Reproduce exactly the lines starting at the line that contains "Recreate this image" and ending at the line that contains "var chart = echarts.init(document.getElementById('chart'));". Omit pictures.

__RECORD SET__.
-- -- --

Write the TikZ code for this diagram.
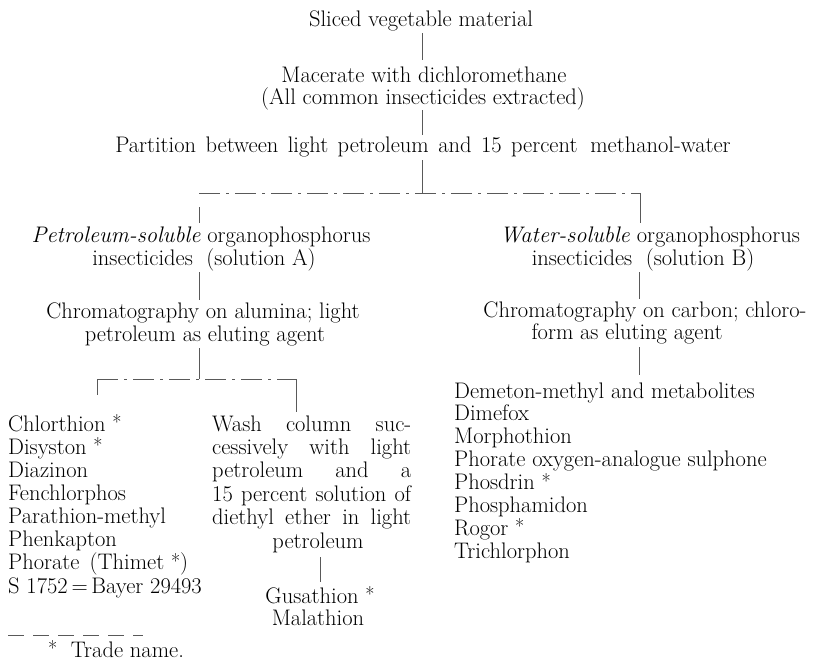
\documentclass[tikz,border=0pt]{standalone}
\usetikzlibrary{calc}
\newcommand{\tradestar}{{\fontsize{20}{20}\selectfont\raisebox{1.5pt}{*}}}
\newcommand{\washline}[1]{{\spaceskip=0.18em plus 1fil\makebox[199pt][s]{#1}}}
\begin{document}
\begin{tikzpicture}[x=1pt,y=-1pt,
  txt/.style={inner xsep=0pt, inner ysep=0pt, text height=16pt, text depth=5pt,
              font=\fontsize{22.5}{23.5}\selectfont},
  ctxt/.style={txt, anchor=base},
  ltxt/.style={txt, anchor=base west},
  conn/.style={draw=black!65, line width=0.8pt},
  brokenline/.style={conn, dash pattern=on 21pt off 6pt on 3pt off 6pt},
  footrule/.style={conn, dash pattern=on 16pt off 9pt}]
\useasboundingbox (0,0) rectangle (820,661);

% ---- trunk ----
\coordinate (tx) at (422,0);
\node[ctxt] (sliced) at (421,27) {Sliced vegetable material};
\node[ctxt] (mac1) at (424,82) {Macerate with dichloromethane};
\node[ctxt] (mac2) at (423,104) {(All common insecticides extracted)};
\node[ctxt] (part) at (423,152) {{\spaceskip=0.42em plus 0.1em Partition between light petroleum and 15 percent \hspace{0.15em}methanol-water}};

\draw[conn, shorten <=1pt, shorten >=6pt] (sliced.south -| tx) -- (mac1.north -| tx);
\draw[conn, shorten <=1pt, shorten >=1pt] (mac2.south -| tx) -- (part.north -| tx);
\coordinate (s1) at (422,193);
\coordinate (s1l) at (199,193);
\coordinate (s1r) at (640,193);
\draw[conn, shorten <=3pt] (part.south -| tx) -- (s1);
\draw[brokenline] (s1l) -- (s1r);

% ---- left branch ----
\node[ctxt] (pet1) at (201,242) {\textit{Petroleum-soluble} organophosphorus};
\node[ctxt] (pet2) at (204,265) {insecticides\ \ (solution A)};
\node[ctxt] (chr1) at (203,318) {Chromatography on alumina; light};
\node[ctxt] (chr2) at (205,341) {petroleum as eluting agent};
\draw[conn, shorten <=14pt, shorten >=3pt] (s1l) -- (pet1.north -| s1l);
\draw[conn, shorten <=2pt, shorten >=2pt] (pet2.south -| s1l) -- (chr1.north -| s1l);
\coordinate (s2) at (199,379);
\coordinate (s2l) at (97,379);
\coordinate (s2r) at (296,379);
\draw[conn, shorten <=2pt] (chr2.south -| s2) -- (s2);
\draw[brokenline] (s2l) -- (s2r);

% left list
\foreach \t [count=\k] in {Chlorthion \tradestar, Disyston \tradestar, Diazinon, Fenchlorphos,
  Parathion-methyl, Phenkapton, Phorate\hspace{0.45em}(Thimet \tradestar),
  S 1752\,=\,Bayer 29493}
  \node[ltxt] (l\k) at (8,{431+23.15*(\k-1)}) {\t};
\draw[conn, shorten >=20pt] (s2l) -- (l1.north -| s2l);

% wash box
\node[ltxt] (w1) at (212,431) {\washline{Wash column suc-}};
\node[ltxt] (w2) at (212,454.4) {\washline{cessively with light}};
\node[ltxt] (w3) at (212,477.8) {\washline{petroleum and a}};
\node[ltxt] (w4) at (212,501.2) {\washline{15 percent solution of}};
\node[ltxt] (w5) at (212,524.6) {\washline{diethyl ether in light}};
\node[ctxt] (w6) at (318,548) {petroleum};
\draw[conn, shorten >=3pt] (s2r) -- (w1.north -| s2r);
\coordinate (gx) at (320,0);
\node[ctxt] (gus) at (320,603) {Gusathion \tradestar};
\node[ctxt] (mal) at (318,625) {Malathion};
\draw[conn, shorten <=4pt, shorten >=5pt] (w6.south -| gx) -- (gus.north -| gx);

% footnote
\coordinate (fa) at (8,635);
\coordinate (fb) at (143,635);
\draw[footrule] (fa) -- (fb);
\node[ltxt] (foot) at (48,657) {\tradestar\ \ Trade name.};

% ---- right branch ----
\coordinate (rx) at (639,0);
\node[ctxt] (wat1) at (650,242) {\textit{Water-soluble} organophosphorus};
\node[ctxt] (wat2) at (643,265) {insecticides\ \ (solution B)};
\node[ctxt] (chc1) at (645,317) {Chromatography on carbon; chloro-};
\node[ctxt] (chc2) at (627,339) {form as eluting agent};
\draw[conn, shorten >=3pt] (s1r) -- (wat1.north -| s1r);
\draw[conn, shorten <=2pt, shorten >=2pt] (wat2.south -| rx) -- (chc1.north -| rx);

\foreach \t [count=\k] in {Demeton-methyl and metabolites, Dimefox, Morphothion,
  Phorate oxygen-analogue sulphone, Phosdrin \tradestar, Phosphamidon, Rogor \tradestar, Trichlorphon}
  \node[ltxt] (r\k) at (454,{398+22.9*(\k-1)}) {\t};
\draw[conn, shorten <=3pt, shorten >=7pt] (chc2.south -| rx) -- (r1.north -| rx);
\end{tikzpicture}
\end{document}
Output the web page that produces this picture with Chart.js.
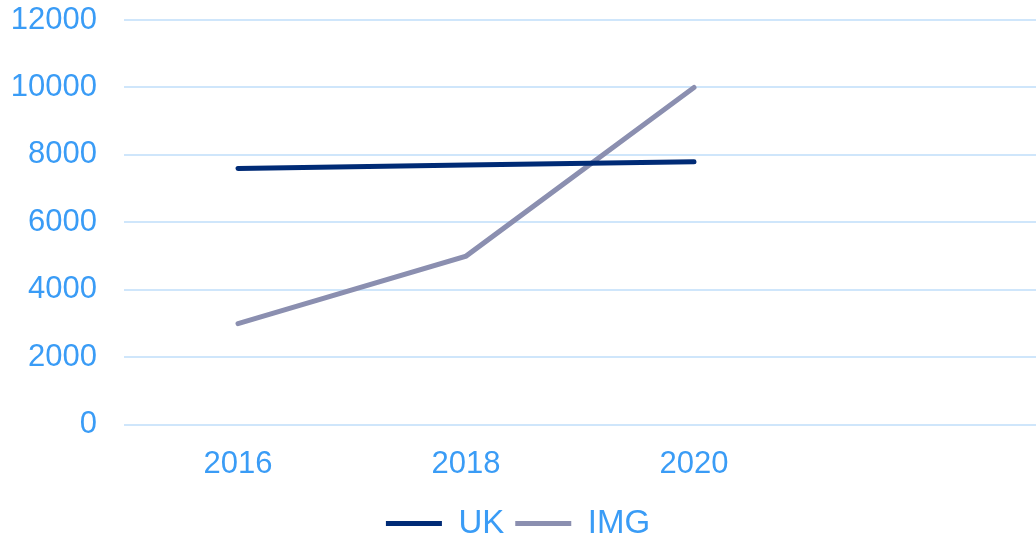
<!DOCTYPE html>
<html>
<head>
<meta charset="utf-8">
<script src="https://cdn.jsdelivr.net/npm/chart.js@4/dist/chart.umd.min.js"></script>
<style>
  html, body { margin: 0; padding: 0; background: #fff; }
  #wrap { width: 1036px; height: 535px; }
</style>
</head>
<body>
<div id="wrap"><canvas id="chart"></canvas></div>
<script>
// data
const years = ['2016', '2018', '2020', ''];
const ukValues = [7600, 7700, 7800];
const imgValues = [3000, 5000, 10000];

const TXT = '#3a9cf6';
const FAMILY = '"Liberation Sans", Arial, sans-serif';
const FONT = { family: FAMILY, size: 31 };

new Chart(document.getElementById('chart'), {
  type: 'line',
  data: {
    labels: years,
    datasets: [
      {
        label: 'UK',
        data: ukValues,
        borderColor: '#002b76',
        backgroundColor: '#002b76',
        borderWidth: 5,
        borderCapStyle: 'round',
        pointRadius: 0,
        tension: 0
      },
      {
        label: 'IMG',
        data: imgValues,
        borderColor: '#8b8fb0',
        backgroundColor: '#8b8fb0',
        borderWidth: 5,
        borderCapStyle: 'round',
        pointRadius: 0,
        tension: 0
      }
    ]
  },
  options: {
    responsive: true,
    maintainAspectRatio: false,
    animation: false,
    layout: { padding: { top: 20, right: 0, bottom: -15, left: 0 } },
    plugins: {
      tooltip: { enabled: false },
      legend: {
        position: 'bottom',
        labels: {
          usePointStyle: true,
          pointStyle: 'line',
          pointStyleWidth: 56,
          color: TXT,
          font: { family: FAMILY, size: 33 },
          padding: 11
        }
      }
    },
    scales: {
      x: {
        offset: true,
        grid: { display: false },
        border: { display: false },
        ticks: { color: TXT, font: FONT, padding: 13, maxRotation: 0 }
      },
      y: {
        min: 0,
        max: 12000,
        ticks: { stepSize: 2000, color: TXT, font: FONT, padding: 27, callback: v => String(v) },
        grid: { color: '#cfe6fb', lineWidth: 2, drawTicks: false },
        border: { display: false },
        afterFit: s => { s.width = 124; s.paddingTop = 0; s.paddingBottom = 0; }
      }
    }
  }
});
</script>
</body>
</html>
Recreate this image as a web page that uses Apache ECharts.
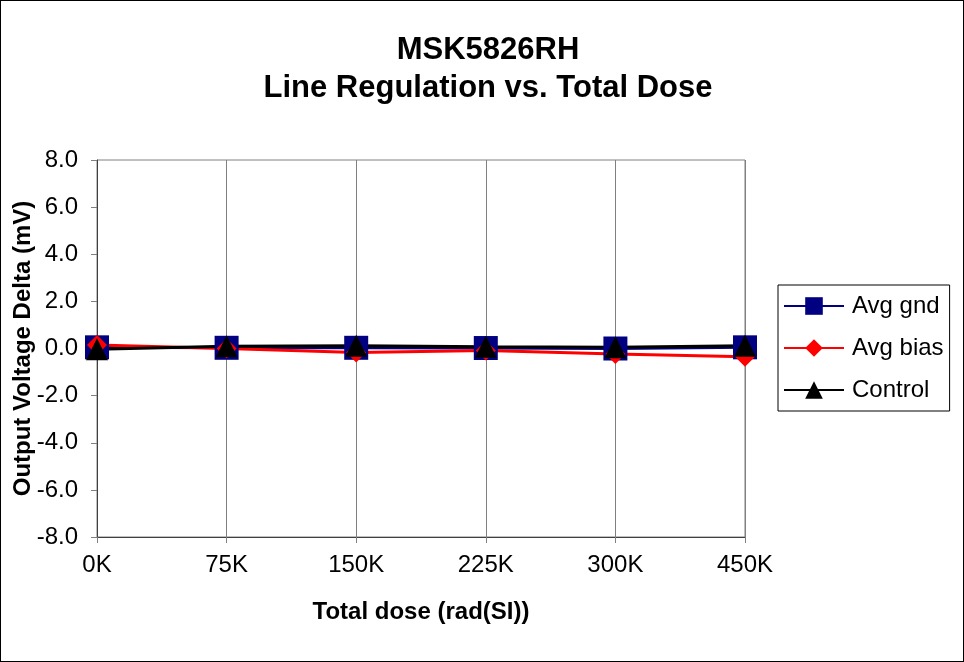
<!DOCTYPE html>
<html>
<head>
<meta charset="utf-8">
<script src="https://cdn.jsdelivr.net/npm/echarts@6/dist/echarts.min.js"></script>
<style>
  html, body { margin: 0; padding: 0; background: #fff; }
  #chart { width: 964px; height: 662px; box-sizing: border-box; border: 1px solid #000; }
</style>
</head>
<body>
<div id="chart"></div>
<script>
// data
var doses = ['0K', '75K', '150K', '225K', '300K', '450K'];
var avgGnd = [0.05, 0.03, 0.03, 0.02, 0.0, 0.05];
var avgBias = [0.15, 0.0, -0.17, -0.09, -0.23, -0.35];
var control = [-0.03, 0.1, 0.12, 0.07, 0.05, 0.12];

var font = 'Liberation Sans, Arial, sans-serif';
var chart = echarts.init(document.getElementById('chart'));

chart.setOption({
    animation: false,
    title: {
        text: 'MSK5826RH\nLine Regulation vs. Total Dose',
        left: 482,
        top: 25,
        textAlign: 'center',
        textStyle: { fontFamily: font, fontSize: 31, fontWeight: 'bold', color: '#000', lineHeight: 38 }
    },
    legend: {
        orient: 'vertical',
        left: 777,
        top: 284,
        width: 172,
        padding: [9, 6, 9, 5],
        itemGap: 18,
        itemWidth: 60,
        itemHeight: 22,
        borderColor: '#000',
        borderWidth: 1,
        borderRadius: 0,
        textStyle: { fontFamily: font, fontSize: 24, color: '#000', padding: [0, 0, 0, 3] },
        data: ['Avg gnd', 'Avg bias', 'Control']
    },
    grid: {
        left: 96, right: 218, top: 159, bottom: 124,
        outerBoundsMode: 'none', containLabel: false,
        show: true, borderColor: '#808080', borderWidth: 1
    },
    xAxis: {
        type: 'category',
        data: doses,
        boundaryGap: false,
        name: 'Total dose (rad(SI))',
        nameLocation: 'middle',
        nameGap: 63,
        nameMoveOverlap: false,
        nameTextStyle: { fontFamily: font, fontSize: 24, fontWeight: 'bold', color: '#000' },
        axisLine: { onZero: false, lineStyle: { color: '#404040', width: 1 } },
        axisTick: { show: true, length: 6, lineStyle: { color: '#808080' } },
        axisLabel: { fontFamily: font, fontSize: 24, color: '#000', margin: 16 },
        splitLine: { show: true, lineStyle: { color: '#808080', width: 1 } }
    },
    yAxis: {
        type: 'value',
        min: -8,
        max: 8,
        interval: 2,
        name: 'Output Voltage Delta (mV)',
        nameLocation: 'middle',
        nameGap: 62,
        nameMoveOverlap: false,
        nameTextStyle: { fontFamily: font, fontSize: 24, fontWeight: 'bold', color: '#000' },
        axisLine: { show: true, lineStyle: { color: '#404040', width: 1 } },
        axisTick: { show: true, length: 6, lineStyle: { color: '#808080' } },
        axisLabel: {
            fontFamily: font, fontSize: 24, color: '#000', margin: 19,
            formatter: function (v) { return v.toFixed(1); }
        },
        splitLine: { show: false }
    },
    series: [
        {
            name: 'Avg gnd',
            type: 'line',
            data: avgGnd,
            symbol: 'rect',
            symbolSize: 24,
            itemStyle: { color: '#000080' },
            lineStyle: { color: '#000080', width: 3 }
        },
        {
            name: 'Avg bias',
            type: 'line',
            data: avgBias,
            symbol: 'diamond',
            symbolSize: 20,
            itemStyle: { color: '#ff0000' },
            lineStyle: { color: '#ff0000', width: 3 }
        },
        {
            name: 'Control',
            type: 'line',
            data: control,
            symbol: 'triangle',
            symbolSize: 22,
            itemStyle: { color: '#000' },
            lineStyle: { color: '#000', width: 3 }
        }
    ]
});
</script>
</body>
</html>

-- -- --

__FINAL ANSWER__.
Recreate this image as a web page that uses Apache ECharts.
<!DOCTYPE html>
<html>
<head>
<meta charset="utf-8">
<script src="https://cdn.jsdelivr.net/npm/echarts@6/dist/echarts.min.js"></script>
<style>
  html, body { margin: 0; padding: 0; background: #fff; }
  #chart { width: 964px; height: 662px; box-sizing: border-box; border: 1px solid #000; }
</style>
</head>
<body>
<div id="chart"></div>
<script>
// data
var doses = ['0K', '75K', '150K', '225K', '300K', '450K'];
var avgGnd = [0.05, 0.03, 0.03, 0.02, 0.0, 0.05];
var avgBias = [0.15, 0.0, -0.17, -0.09, -0.23, -0.35];
var control = [-0.03, 0.1, 0.12, 0.07, 0.05, 0.12];

var font = 'Liberation Sans, Arial, sans-serif';
var chart = echarts.init(document.getElementById('chart'));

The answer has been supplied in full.